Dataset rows
(begin)

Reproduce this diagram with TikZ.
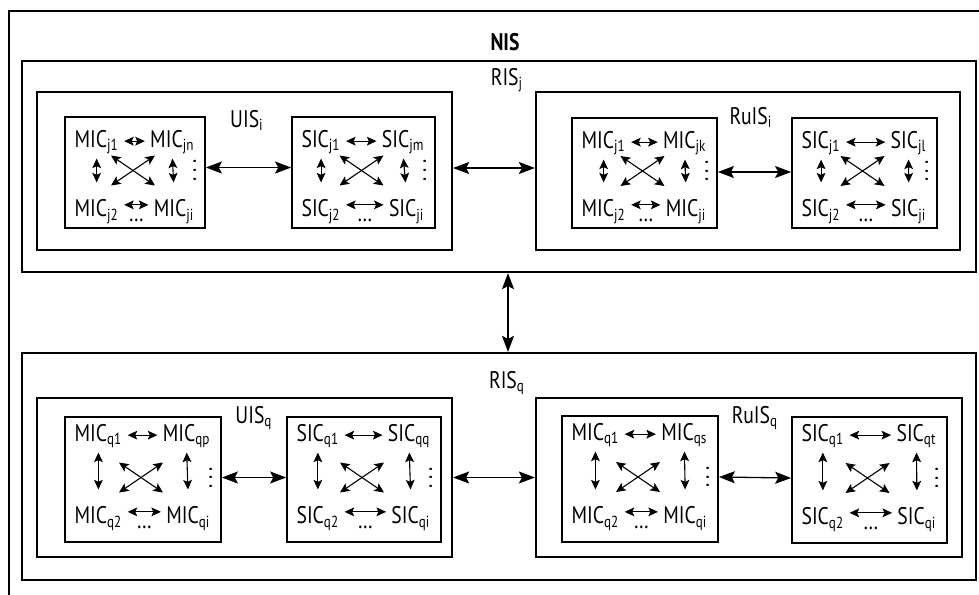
\documentclass[tikz,border=0pt]{standalone}
\usepackage{fontspec}
\setmainfont{PT Sans}[FakeStretch=0.82]
\usetikzlibrary{arrows.meta, calc, fit}

% one inner box: name, two corners, four labels, top and bottom baselines
\newcommand{\icgrid}[9]{%
	\node[icbox, fit={#2 #3}] (#1) {};
	\node[lbl, anchor=base west] (#1-tl) at ($(#1.north west)+(8,#8)$) {#4};
	\node[lbl, anchor=base east] (#1-tr) at ($(#1.north east)+(-9,#8)$) {#5};
	\node[lbl, anchor=base west] (#1-bl) at ($(#1.south west)+(8,-#9)$) {#6};
	\node[lbl, anchor=base east] (#1-br) at ($(#1.south east)+(-9,-#9)$) {#7};
	\node[dotlbl, anchor=base] (#1-hd) at ($(#1-bl.base east)!.5!(#1-br.base west)+(0,5)$) {\ldots};
	\node[dotlbl, rotate=90] (#1-vd) at ($(#1.east)+(-11,-2)$) {.\kern2.2pt.\kern2.2pt.};
	\draw[ilink, shorten <=1.5pt, shorten >=1.5pt] (#1-tl) -- (#1-tr);
	\draw[ilink, shorten <=1.5pt, shorten >=1.5pt] ([yshift=3pt]#1-bl.east) -- ([yshift=3pt]#1-br.west);
	\draw[ilink, shorten <=1.5pt, shorten >=7pt] (#1-tl.south) -- (#1-bl.north);
	\draw[ilink, shorten <=1.5pt, shorten >=7pt] (#1-tr.south) -- (#1-br.north);
	\draw[ilink] ($(#1.center)+(-24,-17)$) -- ($(#1.center)+(20,13)$);
	\draw[ilink] ($(#1.center)+(20,-17)$) -- ($(#1.center)+(-24,13)$);
}

\begin{document}
\begin{tikzpicture}[x=0.5pt, y=-0.5pt, font=\fontsize{12}{14}\selectfont,
	sysbox/.style={draw, line width=1.1pt, inner sep=0pt},
	icbox/.style={draw, line width=0.85pt, inner sep=0pt},
	lbl/.style={inner sep=1pt, text height=9pt, text depth=3pt},
	dotlbl/.style={inner sep=0pt},
	link/.style={{Stealth[length=8pt, width=6pt, inset=1.5pt]}-{Stealth[length=8pt, width=6pt, inset=1.5pt]}, line width=0.65pt},
	ilink/.style={{Stealth[length=4.8pt, width=4.4pt, inset=1pt]}-{Stealth[length=4.8pt, width=4.4pt, inset=1pt]}, line width=0.55pt}]
	\useasboundingbox (0,0) rectangle (979,594);

	% outer frame runs off the page
	\node[sysbox, fit={(9,11) (1000,610)}] (nis) {};
	\node[lbl, anchor=base, font=\fontsize{12}{14}\selectfont\bfseries] (nislbl) at (505,50) {NIS};

	\node[sysbox, fit={(22,61) (976,272)}] (risj) {};
	\node[lbl, anchor=base] (risjlbl) at (507,85) {RIS\textsubscript{j}};
	\node[sysbox, fit={(37,92) (452,250)}] (uisi) {};
	\node[lbl, anchor=base] (uisilbl) at (247,127) {UIS\textsubscript{i}};
	\node[sysbox, fit={(536,92) (960,250)}] (ruisi) {};
	\node[lbl, anchor=base] (ruisilbl) at (751,124) {RuIS\textsubscript{i}};

	\node[sysbox, fit={(22,353) (976,580)}] (risq) {};
	\node[lbl, anchor=base] (risqlbl) at (507,388) {RIS\textsubscript{q}};
	\node[sysbox, fit={(37,398) (452,557)}] (uisq) {};
	\node[lbl, anchor=base] (uisqlbl) at (254,423) {UIS\textsubscript{q}};
	\node[sysbox, fit={(536,398) (962,557)}] (ruisq) {};
	\node[lbl, anchor=base] (ruisqlbl) at (755,423) {RuIS\textsubscript{q}};

	% inner boxes, upper row
	\icgrid{mj}{(65,117)}{(205,228)}{MIC\textsubscript{j1}}{MIC\textsubscript{jn}}{MIC\textsubscript{j2}}{MIC\textsubscript{ji}}{31}{12}
	\icgrid{sj}{(292,117)}{(435,228)}{SIC\textsubscript{j1}}{SIC\textsubscript{jm}}{SIC\textsubscript{j2}}{SIC\textsubscript{ji}}{31}{12}
	\icgrid{mk}{(572,118)}{(717,228)}{MIC\textsubscript{j1}}{MIC\textsubscript{jk}}{MIC\textsubscript{j2}}{MIC\textsubscript{ji}}{31}{12}
	\icgrid{sl}{(792,118)}{(937,228)}{SIC\textsubscript{j1}}{SIC\textsubscript{jl}}{SIC\textsubscript{j2}}{SIC\textsubscript{ji}}{31}{12}

	% inner boxes, lower row
	\icgrid{mp}{(65,417)}{(221,542)}{MIC\textsubscript{q1}}{MIC\textsubscript{qp}}{MIC\textsubscript{q2}}{MIC\textsubscript{qi}}{25}{19}
	\icgrid{sq}{(287,417)}{(441,542)}{SIC\textsubscript{q1}}{SIC\textsubscript{qq}}{SIC\textsubscript{q2}}{SIC\textsubscript{qi}}{25}{19}
	\icgrid{ms}{(562,416)}{(718,542)}{MIC\textsubscript{q1}}{MIC\textsubscript{qs}}{MIC\textsubscript{q2}}{MIC\textsubscript{qi}}{25}{19}
	\icgrid{st}{(792,417)}{(947,543)}{SIC\textsubscript{q1}}{SIC\textsubscript{qt}}{SIC\textsubscript{q2}}{SIC\textsubscript{qi}}{25}{19}

	% links
	\draw[link] ([yshift=2.5pt]mj.east) -- ([yshift=2.5pt]sj.west);
	\draw[link] ([yshift=0.5pt]mk.east) -- ([yshift=0.5pt]sl.west);
	\draw[link] ([yshift=1.5pt]uisi.east) -- ([yshift=1.5pt]ruisi.west);
	\draw[link] ([xshift=4.5pt]risj.south) -- ([xshift=4.5pt]risq.north);
	\draw[link] ([yshift=1pt]mp.east) -- ([yshift=1pt]sq.west);
	\draw[link] ([yshift=1pt]ms.east) -- ([yshift=1pt]st.west);
	\draw[link] (uisq.east) -- (ruisq.west);
\end{tikzpicture}
\end{document}
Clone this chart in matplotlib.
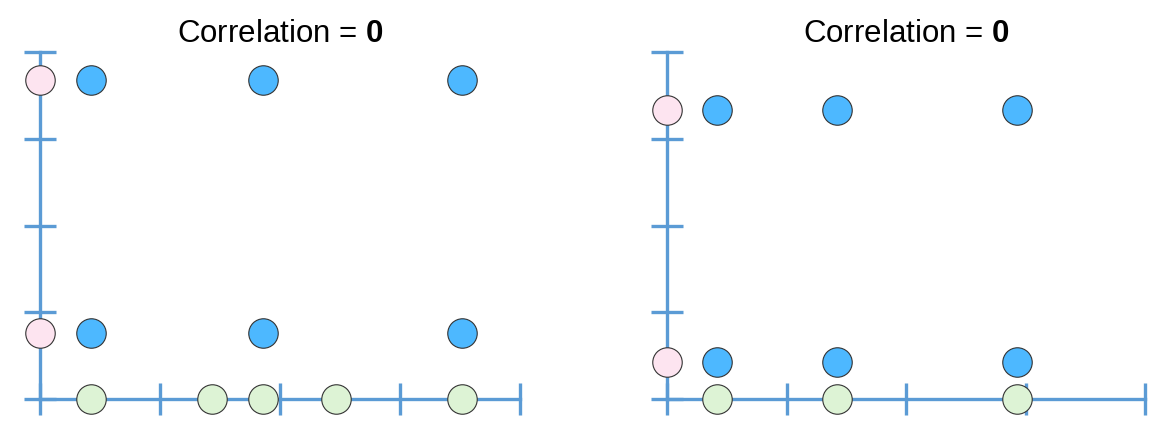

(end)

Search the data above for the string "this" and copy each line that has it.

- _Complete answer_
Reproduce this diagram with TikZ.
Clone this chart in matplotlib.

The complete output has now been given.